There is also a pretty big impact on our physical safety. I thankfully have not encountered it personally, but I have seen things that have been sent to other female county clerks and heard some of the voicemails that have been left for them. Women have become very targeted for a lot of this vitriol about elections, and it has been very personal. It has not been about jobs; it’s been about them personally.

Issue One: What advice do you have for someone who might be interested in going into the field of election administration?

Brianna Lennon: If you have an interest in getting into elections administration, we need you! It is an incredibly fulfilling job. Weirdly, now is a very good time to get involved in elections administration because we are dealing with so many challenges and changes. This is one of the most evolving times that I have seen happening in elections. I think we are going to come out better for it. So if you have ever thought about it, now is the time!

Issue One: Outside of being passionate about running safe and secure elections, what are your hobbies or what is a fun fact that most people might not know about you?

Brianna Lennon: My husband and I are licensed skydivers, although we have not done it in a long time because of our kids. Right now, most of my hobbies are what my kids are doing.

Issue One: Which historical figure would you have most liked to have had an opportunity to meet and why?

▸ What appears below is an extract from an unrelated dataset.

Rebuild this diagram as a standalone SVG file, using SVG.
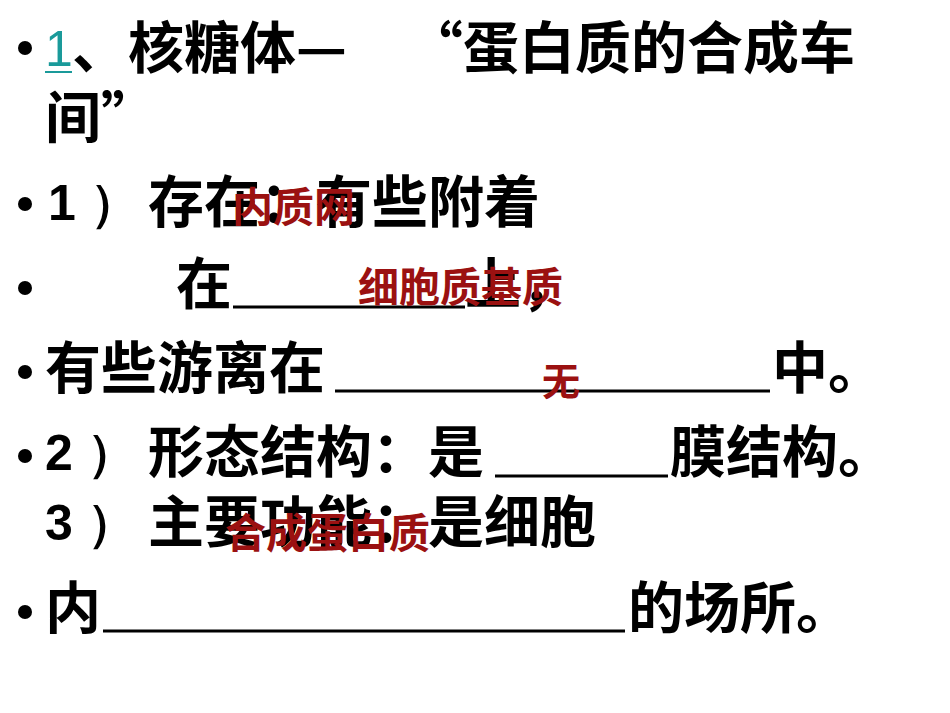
<svg xmlns="http://www.w3.org/2000/svg" width="950" height="713" viewBox="0 0 950 713">
<style>
.t{font-family:"Noto Sans CJK SC","Liberation Sans",sans-serif;font-weight:bold;font-size:56px;fill:#000}
.n{font-family:"Liberation Sans",sans-serif;font-weight:bold;font-size:50px;fill:#000}
.r{font-family:"Noto Sans CJK SC","Liberation Sans",sans-serif;font-weight:bold;fill:#9b1111}
.u{stroke:#000;stroke-width:3}
</style>
<rect width="950" height="713" fill="#fff"/>
<g id="bullets" fill="#000">
<circle cx="25" cy="48" r="7"/><circle cx="25" cy="204" r="7"/><circle cx="25" cy="288" r="7"/><circle cx="25" cy="372" r="7"/><circle cx="25" cy="456" r="7"/><circle cx="25" cy="612" r="7"/>
</g>
<g id="line1">
<text x="45" y="66" style="fill:#1a9a9a;font-family:'Liberation Sans',sans-serif;font-size:50px">1</text>
<line x1="45" y1="72" x2="72" y2="72" stroke="#1a9a9a" stroke-width="2"/>
<text class="t" x="72" y="68">、核糖体—</text>
<text class="t" x="407" y="68">“蛋白质的合成车</text>
<text class="t" x="45" y="138">间”</text>
</g>
<g id="line3"><text class="n" x="48" y="220">1 ）</text><text class="t" x="148" y="222">存在：有些附着</text></g>
<g id="line4"><text class="t" x="176" y="304">在</text><line class="u" x1="233" y1="307" x2="465" y2="307"/><text class="t" x="465" y="304">上，</text></g>
<g id="line5"><text class="t" x="45" y="388">有些游离在</text><line class="u" x1="335" y1="391" x2="770" y2="391"/><text class="t" x="772" y="388">中。</text></g>
<g id="line6"><text class="n" x="45" y="470">2 ）</text><text class="t" x="148" y="472">形态结构：是</text><line class="u" x1="495" y1="476" x2="668" y2="476"/><text class="t" x="670" y="472">膜结构。</text></g>
<g id="line7"><text class="n" x="45" y="540">3 ）</text><text class="t" x="148" y="542">主要功能：是细胞</text></g>
<g id="line8"><text class="t" x="45" y="628">内</text><line class="u" x1="103" y1="631" x2="625" y2="631"/><text class="t" x="628" y="628">的场所。</text></g>
<g id="answers">
<text class="r" x="232" y="222" font-size="41">内质网</text>
<text class="r" x="358" y="302" font-size="41">细胞质基质</text>
<text class="r" x="542" y="395" font-size="38">无</text>
<text class="r" x="225" y="548" font-size="41">合成蛋白质</text>
</g>
</svg>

Brianna Lennon: Oh, that is a hard question. I am thinking about election stuff now. I’d really want to talk to an election official, a local election official who worked in, like, the1950s.

Issue One: Why the 1950s?

Brianna Lennon: It is right before the Civil Rights Act, and I would really like to see how offices actually ran. In an era that was rife with so many discriminatory election practices, I would really like to see what that looked like in an elections office and have a conversation with somebody that ran elections at that time and talk about what their thoughts were, especially if they disagreed with the laws that were in place at the time.

Issue One: What is your favorite book or movie?

Brianna Lennon: I really like reading celebrity biopics. One that I’ve liked recently was Tina Fey’s book. It was really good!